DIRECTIONS - Please, without the pictures, retype exactly the lines from the start of the material through the line that holds "width=84.5pt, minimum height=103pt]".
================
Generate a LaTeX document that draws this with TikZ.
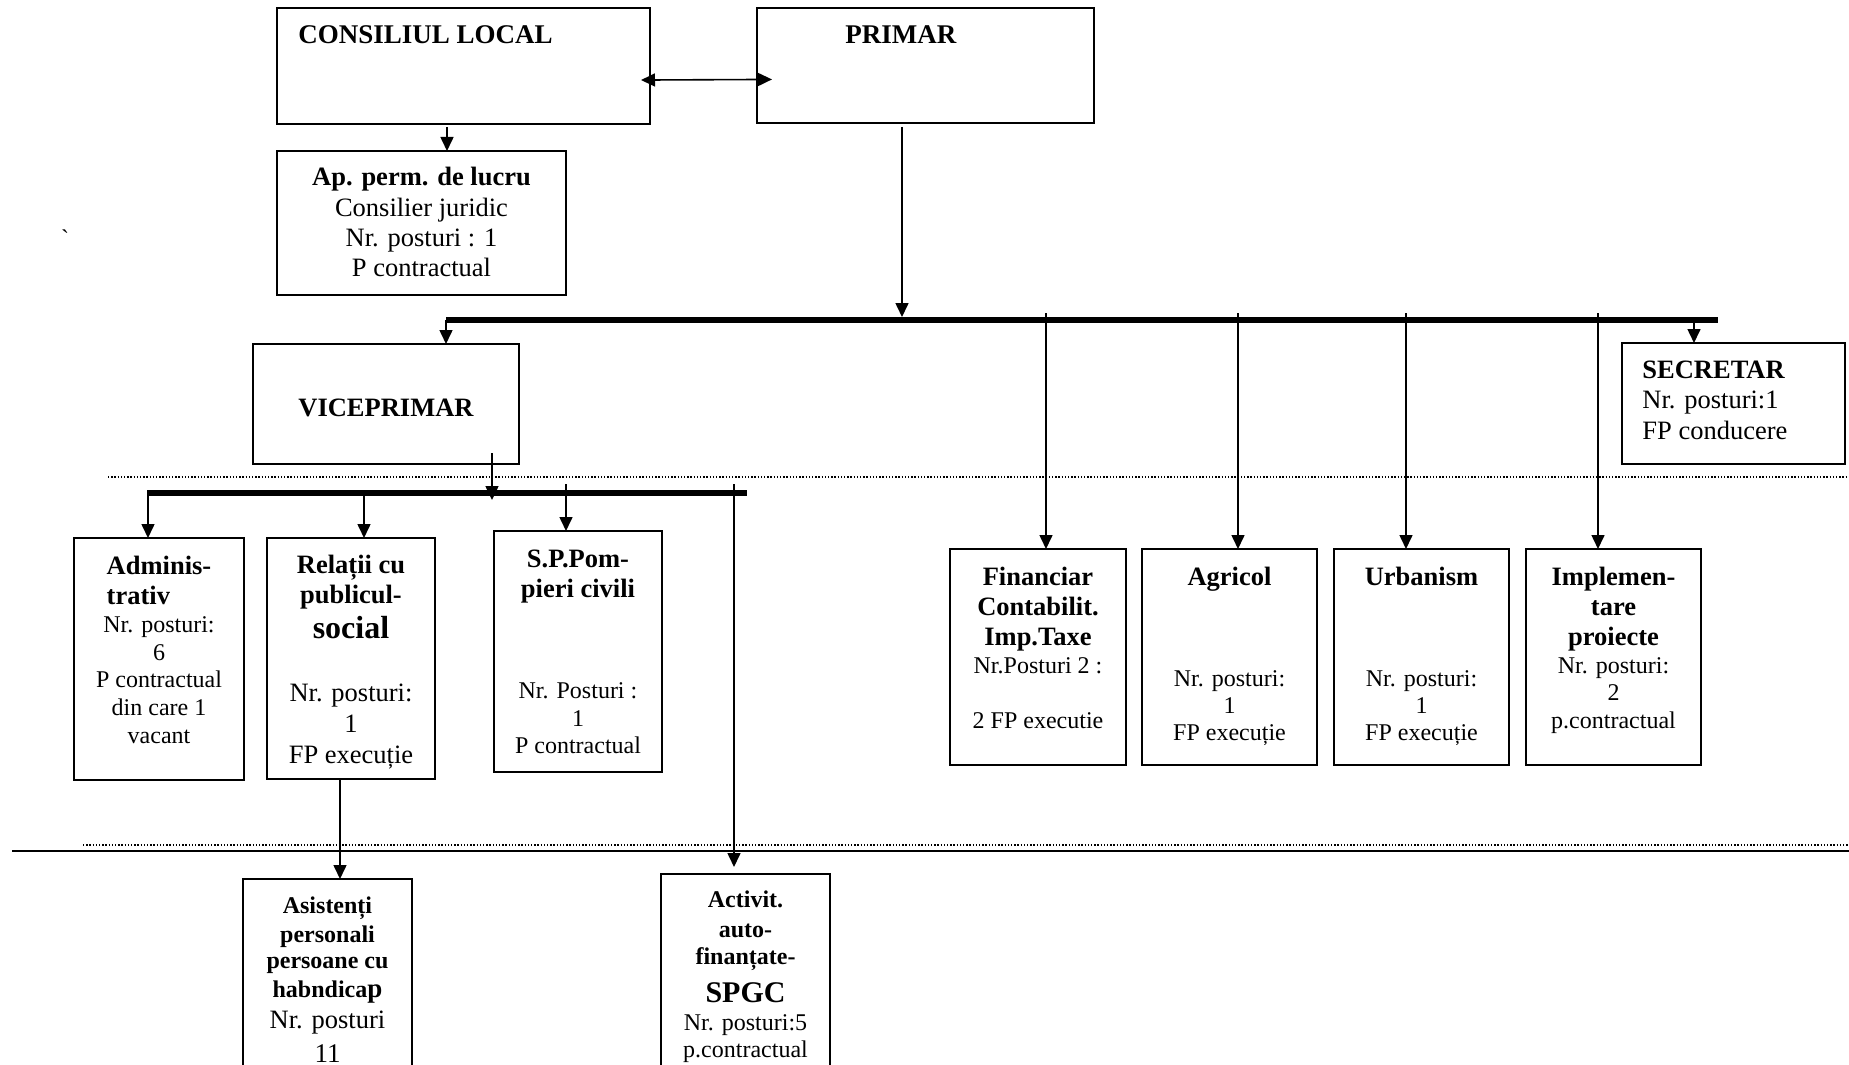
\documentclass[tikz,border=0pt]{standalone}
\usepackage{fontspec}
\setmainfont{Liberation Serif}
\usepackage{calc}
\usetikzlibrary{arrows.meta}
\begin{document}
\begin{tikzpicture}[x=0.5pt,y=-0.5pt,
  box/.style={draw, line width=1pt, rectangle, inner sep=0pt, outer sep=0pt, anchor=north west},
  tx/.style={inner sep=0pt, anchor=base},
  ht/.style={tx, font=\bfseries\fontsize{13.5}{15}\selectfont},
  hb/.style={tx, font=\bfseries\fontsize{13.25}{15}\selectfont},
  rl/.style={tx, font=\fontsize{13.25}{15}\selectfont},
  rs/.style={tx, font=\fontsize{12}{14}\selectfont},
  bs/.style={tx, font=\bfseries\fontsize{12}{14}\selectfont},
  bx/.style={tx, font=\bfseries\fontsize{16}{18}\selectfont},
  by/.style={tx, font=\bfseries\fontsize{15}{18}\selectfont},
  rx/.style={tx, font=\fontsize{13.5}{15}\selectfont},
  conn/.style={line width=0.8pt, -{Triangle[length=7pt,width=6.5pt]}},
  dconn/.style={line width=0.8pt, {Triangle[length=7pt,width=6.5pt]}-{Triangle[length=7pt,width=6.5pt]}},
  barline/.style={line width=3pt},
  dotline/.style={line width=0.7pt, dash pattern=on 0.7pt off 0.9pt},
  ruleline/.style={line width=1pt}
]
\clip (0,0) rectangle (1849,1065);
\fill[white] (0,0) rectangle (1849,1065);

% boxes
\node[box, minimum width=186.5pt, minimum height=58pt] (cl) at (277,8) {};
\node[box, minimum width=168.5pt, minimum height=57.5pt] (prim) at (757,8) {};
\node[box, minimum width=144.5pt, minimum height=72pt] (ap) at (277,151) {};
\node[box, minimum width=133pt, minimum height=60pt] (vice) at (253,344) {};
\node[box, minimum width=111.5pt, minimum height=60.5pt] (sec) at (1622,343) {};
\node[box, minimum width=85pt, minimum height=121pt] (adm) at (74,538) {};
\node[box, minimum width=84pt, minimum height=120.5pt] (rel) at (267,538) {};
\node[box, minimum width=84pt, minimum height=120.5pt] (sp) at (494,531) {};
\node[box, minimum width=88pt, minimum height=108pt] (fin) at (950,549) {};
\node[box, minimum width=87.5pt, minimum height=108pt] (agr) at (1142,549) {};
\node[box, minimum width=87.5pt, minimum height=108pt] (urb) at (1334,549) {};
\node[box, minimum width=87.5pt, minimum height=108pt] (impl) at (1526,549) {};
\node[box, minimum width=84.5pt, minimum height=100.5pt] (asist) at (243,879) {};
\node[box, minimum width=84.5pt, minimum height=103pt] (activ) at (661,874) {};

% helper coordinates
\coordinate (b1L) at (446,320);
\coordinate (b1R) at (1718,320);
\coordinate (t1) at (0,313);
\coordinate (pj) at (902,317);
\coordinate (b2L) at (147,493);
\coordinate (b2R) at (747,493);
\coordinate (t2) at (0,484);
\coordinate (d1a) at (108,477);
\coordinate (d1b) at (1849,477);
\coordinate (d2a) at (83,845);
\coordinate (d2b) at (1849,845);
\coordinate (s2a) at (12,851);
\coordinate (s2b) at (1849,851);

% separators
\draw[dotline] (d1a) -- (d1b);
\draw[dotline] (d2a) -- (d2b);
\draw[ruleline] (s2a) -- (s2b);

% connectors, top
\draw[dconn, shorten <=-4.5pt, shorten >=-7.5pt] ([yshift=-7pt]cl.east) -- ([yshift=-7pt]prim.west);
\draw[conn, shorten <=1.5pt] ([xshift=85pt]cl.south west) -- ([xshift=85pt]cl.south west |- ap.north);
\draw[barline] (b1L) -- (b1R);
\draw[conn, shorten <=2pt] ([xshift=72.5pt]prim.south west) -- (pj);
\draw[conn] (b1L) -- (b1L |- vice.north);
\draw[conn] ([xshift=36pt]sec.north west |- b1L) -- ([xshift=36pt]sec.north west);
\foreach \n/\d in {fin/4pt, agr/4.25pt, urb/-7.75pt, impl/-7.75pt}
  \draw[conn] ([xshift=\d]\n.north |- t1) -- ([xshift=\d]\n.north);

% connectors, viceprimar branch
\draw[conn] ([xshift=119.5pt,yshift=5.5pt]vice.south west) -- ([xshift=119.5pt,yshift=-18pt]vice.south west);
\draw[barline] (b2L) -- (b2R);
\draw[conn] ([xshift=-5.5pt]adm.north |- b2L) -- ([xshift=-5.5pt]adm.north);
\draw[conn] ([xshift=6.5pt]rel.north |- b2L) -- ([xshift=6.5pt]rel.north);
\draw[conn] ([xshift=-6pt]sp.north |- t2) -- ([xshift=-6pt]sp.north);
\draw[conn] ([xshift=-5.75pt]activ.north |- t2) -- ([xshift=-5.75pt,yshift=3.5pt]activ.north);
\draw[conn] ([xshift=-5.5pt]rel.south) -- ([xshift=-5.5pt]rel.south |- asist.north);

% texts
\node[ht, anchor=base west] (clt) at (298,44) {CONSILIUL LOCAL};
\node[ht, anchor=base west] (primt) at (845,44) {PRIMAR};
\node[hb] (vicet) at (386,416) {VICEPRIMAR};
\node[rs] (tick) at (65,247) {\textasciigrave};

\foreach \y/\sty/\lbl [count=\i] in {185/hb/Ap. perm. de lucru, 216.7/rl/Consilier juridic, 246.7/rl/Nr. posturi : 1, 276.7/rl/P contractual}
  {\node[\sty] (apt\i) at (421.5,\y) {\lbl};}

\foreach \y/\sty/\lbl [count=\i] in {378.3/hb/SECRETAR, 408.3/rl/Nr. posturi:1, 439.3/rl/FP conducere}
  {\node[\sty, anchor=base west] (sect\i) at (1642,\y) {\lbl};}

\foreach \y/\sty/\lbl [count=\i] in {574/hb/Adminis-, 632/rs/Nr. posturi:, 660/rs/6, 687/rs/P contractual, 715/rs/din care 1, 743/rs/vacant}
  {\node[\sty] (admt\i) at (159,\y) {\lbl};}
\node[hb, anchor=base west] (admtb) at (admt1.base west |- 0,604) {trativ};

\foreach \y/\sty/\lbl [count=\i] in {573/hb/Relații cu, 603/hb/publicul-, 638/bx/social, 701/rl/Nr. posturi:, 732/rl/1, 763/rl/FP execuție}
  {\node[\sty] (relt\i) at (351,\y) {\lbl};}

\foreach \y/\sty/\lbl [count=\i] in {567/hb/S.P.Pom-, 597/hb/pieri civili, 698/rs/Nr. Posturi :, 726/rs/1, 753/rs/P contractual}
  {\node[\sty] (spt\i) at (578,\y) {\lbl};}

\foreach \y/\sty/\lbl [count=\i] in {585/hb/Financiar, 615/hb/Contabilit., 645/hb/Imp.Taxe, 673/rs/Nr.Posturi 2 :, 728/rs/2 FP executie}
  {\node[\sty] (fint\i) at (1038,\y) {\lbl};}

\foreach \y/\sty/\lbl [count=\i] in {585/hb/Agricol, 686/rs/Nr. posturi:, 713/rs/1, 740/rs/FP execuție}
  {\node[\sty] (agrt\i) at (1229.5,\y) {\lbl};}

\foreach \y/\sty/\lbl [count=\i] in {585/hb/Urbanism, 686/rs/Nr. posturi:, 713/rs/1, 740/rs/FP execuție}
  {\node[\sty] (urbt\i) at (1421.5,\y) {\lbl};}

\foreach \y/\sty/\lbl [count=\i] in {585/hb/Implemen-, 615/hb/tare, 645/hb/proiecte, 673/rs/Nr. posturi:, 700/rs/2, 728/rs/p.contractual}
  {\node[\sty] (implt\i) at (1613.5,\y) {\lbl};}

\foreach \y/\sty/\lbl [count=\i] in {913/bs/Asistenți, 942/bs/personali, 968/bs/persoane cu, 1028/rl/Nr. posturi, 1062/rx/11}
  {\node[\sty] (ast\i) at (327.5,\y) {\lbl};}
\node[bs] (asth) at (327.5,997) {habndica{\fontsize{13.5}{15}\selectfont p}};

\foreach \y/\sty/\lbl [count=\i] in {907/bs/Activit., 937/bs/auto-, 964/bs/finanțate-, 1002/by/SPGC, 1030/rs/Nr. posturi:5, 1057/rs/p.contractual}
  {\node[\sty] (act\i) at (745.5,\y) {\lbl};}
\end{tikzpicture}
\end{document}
================
ANSWER FOR THIS EXERCISE -
Generate a LaTeX document that draws this with TikZ.
\documentclass[tikz,border=0pt]{standalone}
\usepackage{fontspec}
\setmainfont{Liberation Serif}
\usepackage{calc}
\usetikzlibrary{arrows.meta}
\begin{document}
\begin{tikzpicture}[x=0.5pt,y=-0.5pt,
  box/.style={draw, line width=1pt, rectangle, inner sep=0pt, outer sep=0pt, anchor=north west},
  tx/.style={inner sep=0pt, anchor=base},
  ht/.style={tx, font=\bfseries\fontsize{13.5}{15}\selectfont},
  hb/.style={tx, font=\bfseries\fontsize{13.25}{15}\selectfont},
  rl/.style={tx, font=\fontsize{13.25}{15}\selectfont},
  rs/.style={tx, font=\fontsize{12}{14}\selectfont},
  bs/.style={tx, font=\bfseries\fontsize{12}{14}\selectfont},
  bx/.style={tx, font=\bfseries\fontsize{16}{18}\selectfont},
  by/.style={tx, font=\bfseries\fontsize{15}{18}\selectfont},
  rx/.style={tx, font=\fontsize{13.5}{15}\selectfont},
  conn/.style={line width=0.8pt, -{Triangle[length=7pt,width=6.5pt]}},
  dconn/.style={line width=0.8pt, {Triangle[length=7pt,width=6.5pt]}-{Triangle[length=7pt,width=6.5pt]}},
  barline/.style={line width=3pt},
  dotline/.style={line width=0.7pt, dash pattern=on 0.7pt off 0.9pt},
  ruleline/.style={line width=1pt}
]
\clip (0,0) rectangle (1849,1065);
\fill[white] (0,0) rectangle (1849,1065);

% boxes
\node[box, minimum width=186.5pt, minimum height=58pt] (cl) at (277,8) {};
\node[box, minimum width=168.5pt, minimum height=57.5pt] (prim) at (757,8) {};
\node[box, minimum width=144.5pt, minimum height=72pt] (ap) at (277,151) {};
\node[box, minimum width=133pt, minimum height=60pt] (vice) at (253,344) {};
\node[box, minimum width=111.5pt, minimum height=60.5pt] (sec) at (1622,343) {};
\node[box, minimum width=85pt, minimum height=121pt] (adm) at (74,538) {};
\node[box, minimum width=84pt, minimum height=120.5pt] (rel) at (267,538) {};
\node[box, minimum width=84pt, minimum height=120.5pt] (sp) at (494,531) {};
\node[box, minimum width=88pt, minimum height=108pt] (fin) at (950,549) {};
\node[box, minimum width=87.5pt, minimum height=108pt] (agr) at (1142,549) {};
\node[box, minimum width=87.5pt, minimum height=108pt] (urb) at (1334,549) {};
\node[box, minimum width=87.5pt, minimum height=108pt] (impl) at (1526,549) {};
\node[box, minimum width=84.5pt, minimum height=100.5pt] (asist) at (243,879) {};
\node[box, minimum width=84.5pt, minimum height=103pt] (activ) at (661,874) {};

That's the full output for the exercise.